Note that approach (b) above requires the development of both SEM and EM algorithms and hence may not be a preferred approach to calculate the estimates. On the other hand, approach (a) above may result in under-estimation of the variances of the estimators, see [22]. In fact, in our model fitting study, as presented in Sect. 5.1, we have encountered the problem with under-estimated variances. The variances did improve when the sample size is very large and when the cure proportions are very small. In this paper, we propose to take each \({\varvec{\theta }}^{(r)}\), \(r=R^*+1,\cdots ,R,\) and evaluate the observed data log-likelihood function. Then, we take that \({\varvec{\theta }}^{(r)}\) as the estimate of \({\varvec{\theta }}\) for which the log-likelihood function value is the maximum.

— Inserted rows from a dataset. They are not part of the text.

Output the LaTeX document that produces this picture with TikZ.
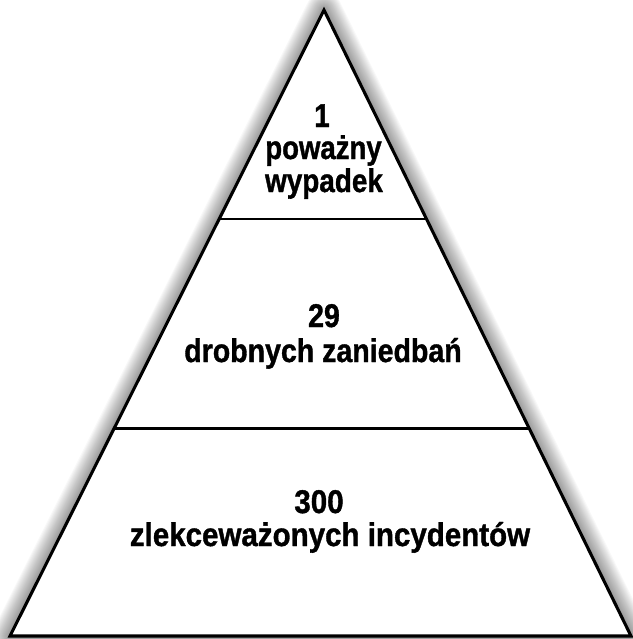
\documentclass[tikz,border=0pt]{standalone}
\usepackage{fontspec}
\setmainfont{Liberation Sans}
\newfontfamily\heavy{Liberation Sans}[BoldFeatures={FakeBold=1.2}]
\usetikzlibrary{calc}
\newcommand\sqz[2][0.9]{\scalebox{#1}[1]{#2}}
\begin{document}
\begin{tikzpicture}[x=0.75pt,y=-0.75pt,
  lbl/.style={font=\heavy\fontsize{24.6}{28}\selectfont\bfseries, inner sep=0pt, anchor=base},
  edge/.style={draw=black, line width=2.3pt, line join=miter},
  divider/.style={draw=black, line width=2pt}]
\useasboundingbox (0,0) rectangle (632,639);
\coordinate (A) at (324,10);
\coordinate (L) at (10,636);
\coordinate (R) at (631,636);
% soft glow
\foreach \w in {2,4,...,36}
  \draw[black, opacity=0.027, line width=\w*0.75pt, line join=round] (A) -- (L) -- (R) -- cycle;
\fill[white] (A) -- (L) -- (R) -- cycle;
\draw[edge] (A) -- (L) -- (R) -- cycle;
\coordinate (d1l) at ($(A)!0.334!(L)$);
\coordinate (d1r) at ($(A)!0.334!(R)$);
\coordinate (d2l) at ($(A)!0.668!(L)$);
\coordinate (d2r) at ($(A)!0.668!(R)$);
\draw[divider] (d1l) -- (d1r);
\draw[divider] (d2l) -- (d2r);
% labels
\node[lbl] (t1) at (322,127) {\sqz[0.85]{1}};
\node[lbl] (t2) at (323.5,159) {\sqz[0.84]{poważny}};
\node[lbl] (t3) at (324,192) {\sqz[0.85]{wypadek}};
\node[lbl] (m1) at (324,327) {\sqz[0.87]{29}};
\node[lbl] (m2) at (323,362) {\sqz[0.87]{drobnych zaniedbań}};
\node[lbl] (b1) at (319,513) {\sqz{300}};
\node[lbl] (b2) at (330,546) {\sqz{zlekceważonych incydentów}};
\end{tikzpicture}
\end{document}
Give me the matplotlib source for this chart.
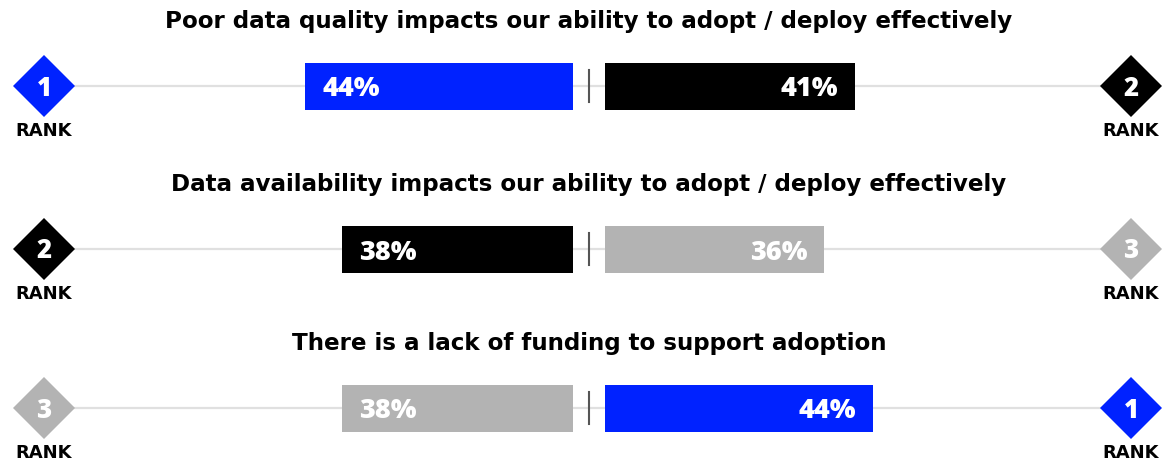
import matplotlib
matplotlib.use("Agg")
import matplotlib.pyplot as plt
from matplotlib.patches import Polygon

# ---- data ----
titles = [
    "Poor data quality impacts our ability to adopt / deploy effectively",
    "Data availability impacts our ability to adopt / deploy effectively",
    "There is a lack of funding to support adoption",
]
left_values = [44, 38, 38]
right_values = [41, 36, 44]
left_ranks = [1, 2, 3]
right_ranks = [2, 3, 1]

# ---- style ----
rank_colors = {1: "#0022ff", 2: "#000000", 3: "#b3b3b3"}
TITLE_FONT = ["DejaVu Sans"]
NUM_FONT = ["Open Sans", "DejaVu Sans"]
plt.rcParams["font.family"] = ["DejaVu Sans"]

W, H, DPI = 1174, 463, 100
PX_PER_UNIT = 6.09          # pixels per percentage point
CENTER_PX = 589
xmin = -CENTER_PX / PX_PER_UNIT
xmax = (W - CENTER_PX) / PX_PER_UNIT
GAP = 16 / PX_PER_UNIT      # gap between divider and bars (in % units)

row_y = [86, 249, 408]      # row centers (pixel rows)
bar_h = 47
diam_half_px = 31
diam_hx = diam_half_px / PX_PER_UNIT
left_diam_x = (44 - CENTER_PX) / PX_PER_UNIT
right_diam_x = (1131 - CENTER_PX) / PX_PER_UNIT

fig = plt.figure(figsize=(W / DPI, H / DPI), dpi=DPI)
ax = fig.add_axes([0, 0, 1, 1])
ax.set_xlim(xmin, xmax)
ax.set_ylim(H, 0)
ax.axis("off")


def diamond(x, y, color):
    pts = [(x - diam_hx, y), (x, y - diam_half_px), (x + diam_hx, y), (x, y + diam_half_px)]
    ax.add_patch(Polygon(pts, closed=True, facecolor=color, edgecolor="none", zorder=4))


for i, y in enumerate(row_y):
    lv, rv = left_values[i], right_values[i]
    lr, rr = left_ranks[i], right_ranks[i]
    # connecting line
    ax.plot([left_diam_x, right_diam_x], [y, y], color="#e0e0e0", lw=1.6, zorder=1,
            solid_capstyle="butt")
    # bars
    ax.barh(y, -lv, left=-GAP, height=bar_h, color=rank_colors[lr], zorder=2)
    ax.barh(y, rv, left=GAP, height=bar_h, color=rank_colors[rr], zorder=2)
    # value labels
    ax.text(-GAP - lv + 17 / PX_PER_UNIT, y + 10.5, f"{lv}%", color="white", fontsize=19.5,
            family=NUM_FONT, fontweight=800, ha="left", va="baseline", zorder=3)
    ax.text(GAP + rv - 17 / PX_PER_UNIT, y + 10.5, f"{rv}%", color="white", fontsize=19.5,
            family=NUM_FONT, fontweight=800, ha="right", va="baseline", zorder=3)
    # divider
    ax.plot([0, 0], [y - 16, y + 16], color="#555555", lw=1.5, zorder=3)
    # diamonds
    for dx, r in ((left_diam_x, lr), (right_diam_x, rr)):
        diamond(dx, y, rank_colors[r])
        ax.text(dx, y + 9.5, str(r), color="white", fontsize=18.5, family=NUM_FONT,
                fontweight=800, ha="center", va="baseline", zorder=5)
        ax.text(dx, y + 50, "RANK", color="black", fontsize=13, family=TITLE_FONT,
                fontweight="bold", ha="center", va="baseline", zorder=5)
    # title
    ax.text(0, y - 58, titles[i], color="black", fontsize=16.6, family=TITLE_FONT,
            fontweight="bold", ha="center", va="baseline", zorder=5)

fig.savefig("out.png", dpi=DPI)
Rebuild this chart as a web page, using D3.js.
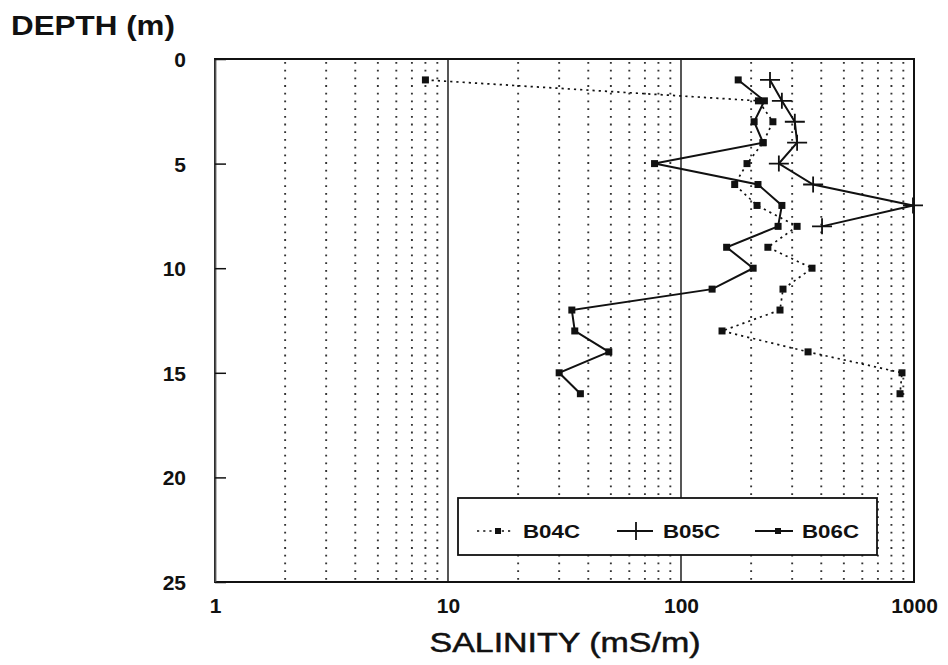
<!DOCTYPE html>
<html><head><meta charset="utf-8">
<script src="https://cdn.jsdelivr.net/npm/d3@7"></script>
<style>
html,body{margin:0;padding:0;background:#fff;}
svg{display:block;font-family:"Liberation Sans",Arial,Helvetica,sans-serif;}
</style></head>
<body>
<svg id="chart" width="948" height="665"></svg>
<script>
// ---- data ----
const seriesNames = ["B04C", "B05C", "B06C"];
const depthsB04C = [1,2,3,4,5,6,7,8,9,10,11,12,13,14,15,16];
const salinityB04C = [8, 215, 248, 225, 192, 170, 212, 315, 236, 365, 274, 266, 150, 351, 888, 871];
const depthsB05C = [1,2,3,4,5,6,7,8];
const salinityB05C = [241, 271, 308, 315, 263, 369, 990, 403];
const depthsB06C = [1,2,3,4,5,6,7,8,9,10,11,12,13,14,15,16];
const salinityB06C = [176, 228, 206, 225, 77, 214, 271, 261, 157, 204, 136, 34, 35, 49, 30, 37];
const xTicks = [1, 10, 100, 1000];
const yTicks = [0, 5, 10, 15, 20, 25];

const svg = d3.select("#chart");
const L = 215, R = 914, T = 59, B = 582;
const x = d3.scaleLog().domain([1, 1000]).range([L, R]);
const y = d3.scaleLinear().domain([0, 25]).range([T, B]);
const ink = "#111";

// grid
const minor = [];
for (let k = 0; k < 3; k++) for (let m = 2; m <= 9; m++) minor.push(m * Math.pow(10, k));
svg.append("g").selectAll("line").data(minor).join("line")
  .attr("x1", d => x(d)).attr("x2", d => x(d)).attr("y1", T + 3).attr("y2", B)
  .attr("stroke", "#333").attr("stroke-width", 1.9).attr("stroke-dasharray", "1.8,5.9");
svg.append("g").selectAll("line").data([10, 100]).join("line")
  .attr("x1", d => x(d)).attr("x2", d => x(d)).attr("y1", T).attr("y2", B)
  .attr("stroke", "#444").attr("stroke-width", 1.8);

// frame
svg.append("rect").attr("x", L).attr("y", T).attr("width", R - L).attr("height", B - T)
  .attr("fill", "none").attr("stroke", ink).attr("stroke-width", 2);

// y axis
const yAxis = d3.axisLeft(y).tickValues(yTicks).tickSizeInner(-11).tickSizeOuter(0).tickPadding(40).tickFormat(d3.format("d"));
const gy = svg.append("g").attr("transform", `translate(${L},0)`).call(yAxis);
gy.select(".domain").attr("stroke", "#555").attr("stroke-width", 1.8);
gy.selectAll(".tick line").attr("stroke", ink).attr("stroke-width", 1.5);
gy.selectAll(".tick text").attr("font-size", 21).attr("font-weight", "bold").attr("fill", ink)
  .attr("x", -29).attr("dy", "0.36em");

// x axis
const xAxis = d3.axisBottom(x).tickValues(xTicks).tickSize(0).tickPadding(16).tickFormat(d3.format("d"));
const gx = svg.append("g").attr("transform", `translate(0,${B})`).call(xAxis);
gx.select(".domain").remove();
gx.selectAll(".tick text").attr("font-size", 21).attr("font-weight", "bold").attr("fill", ink);

// titles
svg.append("text").attr("x", 11).attr("y", 35).attr("font-size", 28).attr("font-weight", "bold")
  .attr("fill", ink).attr("textLength", 164).attr("lengthAdjust", "spacingAndGlyphs").text("DEPTH (m)");
svg.append("text").attr("x", 565).attr("y", 652).attr("text-anchor", "middle").attr("font-size", 28)
  .attr("fill", ink).attr("stroke", ink).attr("stroke-width", 0.5)
  .attr("textLength", 271).attr("lengthAdjust", "spacingAndGlyphs").text("SALINITY (mS/m)");

// series
const series = [
  {name: seriesNames[0], d: depthsB04C, v: salinityB04C, dash: "2.2,4", marker: "square", w: 1.7},
  {name: seriesNames[1], d: depthsB05C, v: salinityB05C, dash: null, marker: "plus", w: 2},
  {name: seriesNames[2], d: depthsB06C, v: salinityB06C, dash: null, marker: "square", w: 2}
];
const line = d3.line().x(p => x(p[0])).y(p => y(p[1]));
series.forEach(s => {
  const pts = s.v.map((v, i) => [v, s.d[i]]);
  const g = svg.append("g");
  g.append("path").datum(pts).attr("d", line).attr("fill", "none").attr("stroke", ink)
    .attr("stroke-width", s.w).attr("stroke-dasharray", s.dash);
  if (s.marker === "square") {
    g.selectAll("rect").data(pts).join("rect")
      .attr("x", p => x(p[0]) - 3.5).attr("y", p => y(p[1]) - 3.5).attr("width", 7).attr("height", 7).attr("fill", ink);
  } else {
    g.selectAll("path.pl").data(pts).join("path").attr("class", "pl")
      .attr("d", p => `M${x(p[0]) - 10},${y(p[1])}H${x(p[0]) + 10}M${x(p[0])},${y(p[1]) - 8}V${y(p[1]) + 8}`)
      .attr("stroke", ink).attr("stroke-width", 1.8).attr("fill", "none");
  }
});

// legend
const lg = svg.append("g");
lg.append("rect").attr("x", 458).attr("y", 498).attr("width", 419).attr("height", 57)
  .attr("fill", "#fff").attr("stroke", ink).attr("stroke-width", 1.8);
const items = [
  {s: series[0], x1: 477, x2: 512, mx: 498, tx: 523},
  {s: series[1], x1: 617, x2: 653, mx: 636, tx: 663},
  {s: series[2], x1: 755, x2: 793, mx: 778, tx: 802}
];
const ly = 531;
items.forEach(it => {
  lg.append("line").attr("x1", it.x1).attr("x2", it.x2).attr("y1", ly).attr("y2", ly)
    .attr("stroke", ink).attr("stroke-width", it.s.w).attr("stroke-dasharray", it.s.dash);
  if (it.s.marker === "square") {
    lg.append("rect").attr("x", it.mx - 3).attr("y", ly - 3).attr("width", 6).attr("height", 6).attr("fill", ink);
  } else {
    lg.append("line").attr("x1", it.mx).attr("x2", it.mx).attr("y1", ly - 9).attr("y2", ly + 9)
      .attr("stroke", ink).attr("stroke-width", 1.8);
  }
  lg.append("text").attr("x", it.tx).attr("y", 538).attr("font-size", 18).attr("font-weight", "bold")
    .attr("fill", ink).attr("textLength", 57).attr("lengthAdjust", "spacingAndGlyphs").text(it.s.name);
});
</script>
</body></html>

It is also important to discuss the differences between the SEM algorithm and the Monte Carlo EM (MCEM) algorithm [12, 13]. In the MCEM algorithm, the E-step, i.e., the conditional expectation of the missing data, is approximated by the Monte Carlo mean based on, say, N samples drawn from the conditional distribution of the missing data. The resulting conditional expected log-likelihood function is maximized (M-step) to obtain an improved set of estimates. Then, the E-step and M-step are repeated iteratively until some convergence criterion is achieved. On the other hand, in the SEM algorithm, the E-step is replaced by just a single draw from the conditional distribution of the missing data, followed by the M-step. Then, we repeat the E-step and M-step a fixed number, say, R times. Since the SEM is based on drawing one sample from the conditional distribution of the missing data along with R iterations, whereas the MCEM is based on drawing multiple samples (may be taken as 500 or 1000) in each iteration to approximate the conditional mean, it is clear that the MCEM is computationally more expensive than the proposed SEM. This has been recently empirically proven by [40], where it was shown that the time taken by MCEM is roughly 5 to 6 times the time taken by SEM; see Table 9 in [40]. In addition, it was also shown that the MCEM results in the coverage probabilities to go beyond the nominal level; see Table 8 in [40]. Given these recent findings, the proposed SEM is considered to be the preferred algorithm even though it is possible to develop the MCEM in our setting.

5 Simulation Study

5.1 Model Fitting

To assess the performance of the proposed SEM algorithm in the context of mixture cure model with EW lifetimes, we carry out an extensive simulation study. For this purpose, we mimic the cutaneous melanoma data (analyzed later in Sect. 6) with the nodule category (taking values 1, 2, 3 and 4) as the only covariate in our application. As can be seen from the results in Sect. 6, the cure rate is monotonically decreasing with nodule category. So, along the same lines, in this simulation study we include a covariate effect x in the form of \(x = j\) for \(j = 1,2,3,4\), and consider the cure rate to be decreasing in the covariate. From hereon in, we refer to the observations associated with covariate value j as belonging to group j. We also link the cure rate \(\pi _0\) to the covariate x through the relation \(\pi _0(x,\varvec{\beta })=\left\{ 1+e^{\beta _0+\beta _1x}\right\} ^{-1}\). In order to determine the values of the regression parameters, two cure rates need to be fixed. With this purpose, we fix the values of \(\pi _0(x=1,\varvec{\beta })\) (for group 1) and \(\pi _0(x=4,\varvec{\beta })\) (for group 4) as \(\pi _{01}\) and \(\pi _{04}\), respectively. This results in the following expressions for the regression parameters \(\beta _0\) and \(\beta _1\):

$$\begin{aligned} \begin{array}{rcl} \beta _{1} &{}=&{} \frac{1}{3}\bigg [\log \bigg (\frac{1}{\pi _{04}}-1\bigg )-\log \bigg (\frac{1}{\pi _{01}}-1\bigg )\bigg ] \\ \beta _{0} &{}=&{} \log \bigg (\frac{1}{\pi _{01}}-1\bigg ) - \beta _{1}. \end{array} \end{aligned}$$
(27)

Using (27), the cure rates for groups 2 and 3 can be easily calculated as \(\pi _{02}=\left\{ 1+e^{\beta _0+2\beta _1}\right\} ^{-1}\) and \(\pi _{03}=\left\{ 1+e^{\beta _0+3\beta _1}\right\} ^{-1}\), respectively.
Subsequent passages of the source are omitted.